WHAT THE TASK ASKS » Go through the listing below and gather every line with the word "document".

RAW DATA »
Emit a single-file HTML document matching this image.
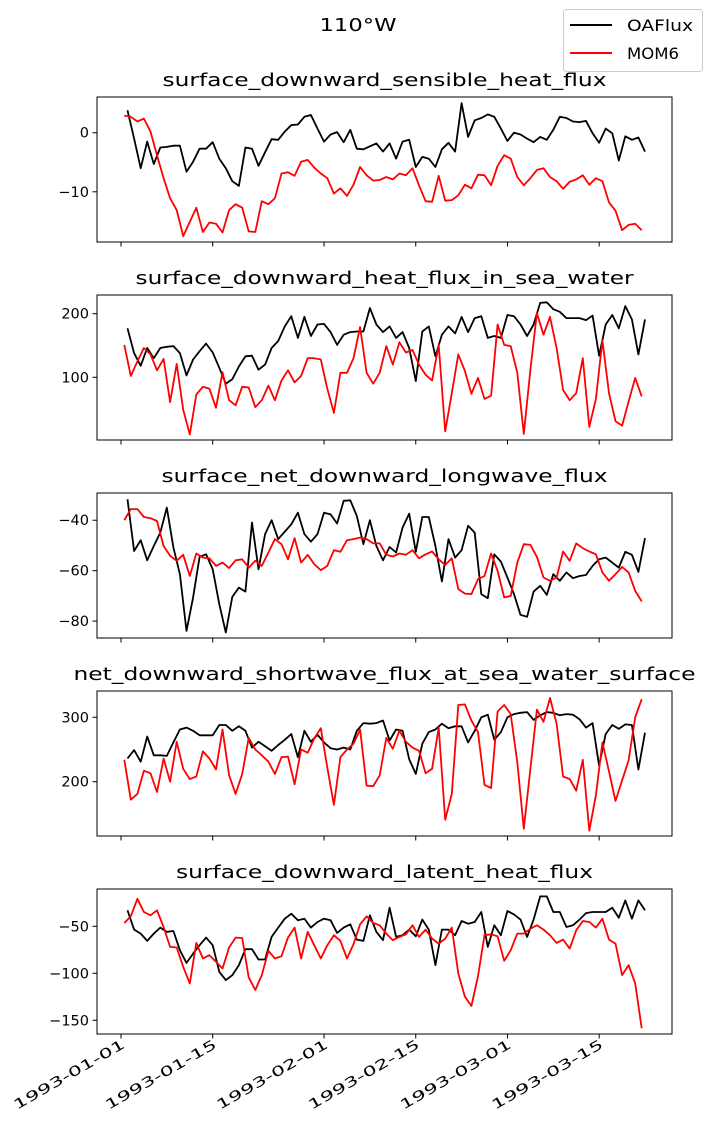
<!DOCTYPE html>
<html><head><meta charset="utf-8"><style>
html,body{margin:0;padding:0;background:#fff;}
svg{display:block;font-family:"DejaVu Sans","Liberation Sans",sans-serif;}
</style></head><body>
<svg id="chart" width="712" height="1136" viewBox="0 0 712 1136" xmlns="http://www.w3.org/2000/svg">
<text x="358" y="31" font-size="17.5" text-anchor="middle" textLength="77" lengthAdjust="spacingAndGlyphs">110°W</text>
<g>
<rect x="563.5" y="9.5" width="139" height="62" rx="3" fill="#fff" stroke="#ccc"/>
<g><line x1="570" y1="25" x2="612" y2="25" stroke="#000" stroke-width="2"/><text x="627" y="31" font-size="16" textLength="66" lengthAdjust="spacingAndGlyphs">OAFlux</text></g>
<g><line x1="570" y1="53" x2="612" y2="53" stroke="#f00" stroke-width="2"/><text x="627" y="59" font-size="16" textLength="52" lengthAdjust="spacingAndGlyphs">MOM6</text></g>
</g>
</svg>
<script>
const titles=["surface_downward_sensible_heat_flux","surface_downward_heat_flux_in_sea_water","surface_net_downward_longwave_flux","net_downward_shortwave_flux_at_sea_water_surface","surface_downward_latent_heat_flux"];
const titleWidths=[444,498,446,622,417];
const yTicks=[[0,-10],[200,100],[-40,-60,-80],[300,200],[-50,-100,-150]];
const yRanges=[[6.05,-18.5],[229.4,1.4],[-29.2,-86.7],[340.8,115.7],[-10.3,-164.6]];
const xTickDays=[0,14,31,45,59,73];
const xTickLabels=["1993-01-01","1993-01-15","1993-02-01","1993-02-15","1993-03-01","1993-03-15"];
const oafluxSensible=[3.8,-1,-6,-1.5,-5.3,-2.5,-2.4,-2.2,-2.2,-6.6,-4.9,-2.7,-2.7,-1.6,-4.4,-6,-8.2,-9,-2.5,-2.7,-5.6,-3.3,-1.1,-1.2,0.2,1.3,1.4,2.7,3,0.7,-1.5,-0.3,0.1,-1.6,0.5,-2.7,-2.8,-2.3,-1.8,-3.2,-1.8,-4.4,-1.5,-1.2,-5.8,-4.1,-4.4,-5.8,-2.8,-1.7,-3.2,5,-0.7,2.1,2.5,3.1,2.7,0.7,-1.4,0,-0.3,-1,-1.6,-0.7,-1.2,0.5,2.7,2.5,1.9,1.8,2,-0.1,-1.7,0.7,-0.1,-4.7,-0.6,-1.2,-0.8,-3.2];
const mom6Sensible=[2.9,2.7,1.9,2.4,0.2,-3.8,-7.7,-11.1,-13.1,-17.5,-15.1,-12.7,-16.8,-15.2,-15.4,-16.9,-13.1,-12.1,-12.7,-16.7,-16.8,-11.6,-12.1,-11.1,-6.9,-6.7,-7.3,-4.9,-4.6,-5.9,-6.9,-7.7,-10.3,-9.4,-10.7,-8.8,-5.8,-7.2,-8.1,-8,-7.5,-7.9,-6.9,-7.2,-6,-8.9,-11.6,-11.7,-7.3,-11.5,-11.4,-10.6,-8.8,-9.4,-7.1,-7.2,-8.9,-5.6,-3.8,-4.4,-7.5,-8.9,-7.7,-6.3,-6,-7.5,-8.2,-9.5,-8.3,-7.9,-7.2,-8.8,-7.7,-8.2,-11.8,-13.2,-16.5,-15.6,-15.4,-16.5];
const oafluxHeat=[177,138,118,146,130,146,148,149,138,103,128,141,153,139,115,90,97,117,133,134,112,120,146,157,180,196,162,195,165,183,184,171,151,167,171,172,172,209,183,171,180,162,171,146,94,172,180,133,167,180,169,195,171,193,196,162,165,162,198,196,183,165,183,217,218,207,203,193,193,193,190,197,134,183,198,177,212,191,136,191];
const mom6Heat=[151,102,125,146,136,111,129,61,121,49,10,73,85,82,52,108,64,56,85,84,53,64,87,64,95,111,92,102,130,130,128,82,44,107,107,130,179,107,90,107,149,120,155,139,143,120,104,95,151,15,75,136,110,74,99,66,71,183,151,149,107,11,112,201,167,195,146,80,64,75,130,22,66,158,75,31,24,62,99,70];
const oafluxLongwave=[-31.7,-52.2,-47.9,-55.9,-50.2,-44.9,-35,-50.8,-61.4,-83.9,-70.6,-54.5,-53.5,-59.4,-73.3,-84.5,-70.4,-66.7,-68.3,-40.9,-59.4,-45.5,-40,-47.5,-44.5,-41.6,-37,-45.5,-48.5,-45.5,-37,-37.7,-41.3,-32.3,-32.1,-38.3,-49.5,-40,-50.2,-55.9,-50.6,-52.8,-42.9,-37.4,-52.5,-38.7,-38.7,-50.2,-64.3,-47.5,-54.8,-51.9,-42.2,-44.9,-69.3,-70.9,-53.5,-56.4,-62.7,-69.3,-77.5,-78.3,-68.3,-66,-69.6,-61.4,-64,-60.7,-63,-62.1,-61.7,-58.1,-55.5,-54.8,-56.8,-58.8,-52.5,-53.7,-60.5,-47.1];
const mom6Longwave=[-40,-35.6,-35.6,-38.7,-39.2,-40.3,-50.2,-54.1,-56.1,-53.7,-62.1,-53.2,-54.8,-55.1,-58.1,-56.8,-59,-55.9,-55.5,-58.8,-56.1,-58.1,-52.8,-47.5,-49.5,-55.5,-47.1,-56.8,-53.7,-57.4,-59.8,-58.1,-51.9,-52.5,-47.9,-47.5,-46.9,-47.5,-49.2,-49.2,-53.7,-54.4,-53.2,-53.7,-51.9,-55.1,-53.5,-52.4,-55.5,-57.7,-55.1,-67.3,-69.1,-69.3,-63.4,-62.1,-53.2,-60.1,-70.6,-70,-56.8,-49.5,-49.8,-54.5,-62.7,-64,-62.7,-52.4,-56.1,-49.2,-51.1,-52.4,-53.5,-60.7,-64,-61.4,-58.5,-60.7,-68,-72.2];
const oafluxShortwave=[236,249,231,270,241,241,240,261,281,284,279,272,272,272,288,288,279,286,279,253,262,255,248,257,265,274,238,279,262,273,261,252,250,253,250,279,291,290,291,295,264,281,279,235,212,259,277,281,290,283,286,286,261,279,300,304,265,277,300,305,307,308,296,303,308,307,303,305,304,297,284,291,225,274,288,282,289,288,219,276];
const mom6Shortwave=[234,172,181,217,213,184,236,200,262,220,204,208,247,236,219,281,210,181,212,268,250,241,231,212,238,239,196,250,245,267,283,222,164,238,250,259,281,194,193,210,268,251,279,262,253,248,213,220,284,141,181,319,320,295,277,195,190,309,319,305,230,127,220,312,293,330,290,208,204,186,234,124,179,261,216,170,202,233,300,328];
const oafluxLatent=[-33,-53.5,-57.8,-65.5,-57.8,-51.4,-56,-55,-75.4,-88.9,-79,-70.1,-62,-70.1,-98.4,-107.2,-102,-91.3,-74.4,-74.4,-85.3,-85.3,-61.3,-51.4,-41.9,-36.6,-43.6,-41.9,-51.4,-45.4,-41.9,-43.6,-57,-51.4,-47.9,-64.1,-65.5,-38.3,-56,-64.8,-30.2,-61.3,-59.5,-53.5,-60.6,-42.9,-53.5,-91.3,-53.5,-53.5,-59.5,-44.3,-47.2,-45.4,-34.8,-71.9,-48.9,-59.5,-33.7,-37.3,-42.9,-61.3,-42.9,-18.2,-18.2,-34.8,-34.8,-50.7,-48.9,-42.9,-35.9,-34.8,-34.8,-34.8,-30.2,-40.8,-22.4,-41.9,-22.4,-33];
const mom6Latent=[-46.5,-39.4,-20.7,-34.8,-38.3,-33,-50.7,-71.9,-72.6,-93.1,-110.8,-67.7,-84.3,-80.7,-87.8,-94.9,-72.6,-62,-62.4,-104.4,-117.8,-101.9,-76.1,-84.3,-81.8,-62,-51.4,-84.3,-56,-70.1,-84.3,-70.1,-59.5,-65.5,-84.3,-69.1,-47.9,-39.4,-46.5,-48.9,-57.8,-64.8,-61.3,-58.5,-48.9,-61.3,-53.5,-63.1,-68.4,-63.1,-51.4,-100.2,-124.9,-134.8,-103,-59.5,-58.5,-60.6,-86.7,-75.4,-57.8,-57.8,-52.5,-48.9,-53.5,-59.5,-67.7,-64.1,-73.7,-54.2,-44.3,-45.4,-51.4,-41.9,-64.1,-68.4,-101.9,-91.3,-110.8,-158.5];
const oafluxSeries=[oafluxSensible,oafluxHeat,oafluxLongwave,oafluxShortwave,oafluxLatent];
const mom6Series=[mom6Sensible,mom6Heat,mom6Longwave,mom6Shortwave,mom6Latent];
const panelNames=["sensible-heat","heat-flux-in-sea-water","longwave","shortwave","latent-heat"];
const oafluxStartDay=1, mom6StartDay=0.5;

const NS="http://www.w3.org/2000/svg";
const svg=document.getElementById('chart');
const L=97,R=672,H=145,DAY0X=121,PXDAY=6.55;
function xScale(d){return DAY0X+d*PXDAY;}
function mk(tag,attrs,parent){const e=document.createElementNS(NS,tag);for(const k in attrs)e.setAttribute(k,attrs[k]);parent.appendChild(e);return e;}

for(let p=0;p<5;p++){
  const top=97+198*p, bot=top+H;
  const [y0,y1]=yRanges[p];
  const yScale=v=>top+(y0-v)/(y0-y1)*H;
  const g=mk('g',{},svg);
  
  
  const t=mk('text',{x:(L+R)/2,y:top-11,'font-size':17.5,'text-anchor':'middle',textLength:titleWidths[p],lengthAdjust:'spacingAndGlyphs'},g);
  
  
  t.textContent=titles[p];
  yTicks[p].forEach(v=>{
    const yy=yScale(v);
    const tk=mk('line',{x1:L-4.5,x2:L,y1:yy,y2:yy,stroke:'#000','stroke-width':1},g);
    
    
    const s=v<0?'\u2212'+Math.abs(v):String(v);
    const tl=mk('text',{x:L-8,y:yy+5,'font-size':14.5,'text-anchor':'end'},g);
    
    
    tl.textContent=s;
  });
  xTickDays.forEach((d,i)=>{
    const xx=xScale(d);
    const tk=mk('line',{x1:xx,x2:xx,y1:bot,y2:bot+4.5,stroke:'#000','stroke-width':1},g);
    
    
    if(p===4){
      const tl=mk('text',{x:0,y:0,'font-size':13.5,'text-anchor':'end',textLength:126,lengthAdjust:'spacingAndGlyphs',transform:`translate(${xx+5},${bot+13}) rotate(-30)`},g);
      
      
      tl.textContent=xTickLabels[i];
    }
  });
  const clip=mk('clipPath',{id:'c'+p},g);
  mk('rect',{x:L,y:top,width:R-L,height:H},clip);
  const lines=mk('g',{'clip-path':`url(#c${p})`},g);
  const mkLine=(arr,start,color,name)=>{
    const pts=arr.map((v,i)=>xScale(start+i).toFixed(1)+','+yScale(v).toFixed(1)).join(' ');
    const pl=mk('polyline',{points:pts,fill:'none',stroke:color,'stroke-width':1.8,'stroke-linejoin':'round'},lines);
    
    
  };
  mkLine(oafluxSeries[p],oafluxStartDay,'#000','oaflux-line');
  mkLine(mom6Series[p],mom6StartDay,'#f00','mom6-line');
  const fr=mk('rect',{x:L,y:top,width:R-L,height:H,fill:'none',stroke:'#000','stroke-width':1},g);
  
  
}
</script>
</body></html>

ANSWER TO THIS PROBLEM »
Emit a single-file HTML document matching this image.
const svg=document.getElementById('chart');
function mk(tag,attrs,parent){const e=document.createElementNS(NS,tag);for(const k in attrs)e.setAttribute(k,attrs[k]);parent.appendChild(e);return e;}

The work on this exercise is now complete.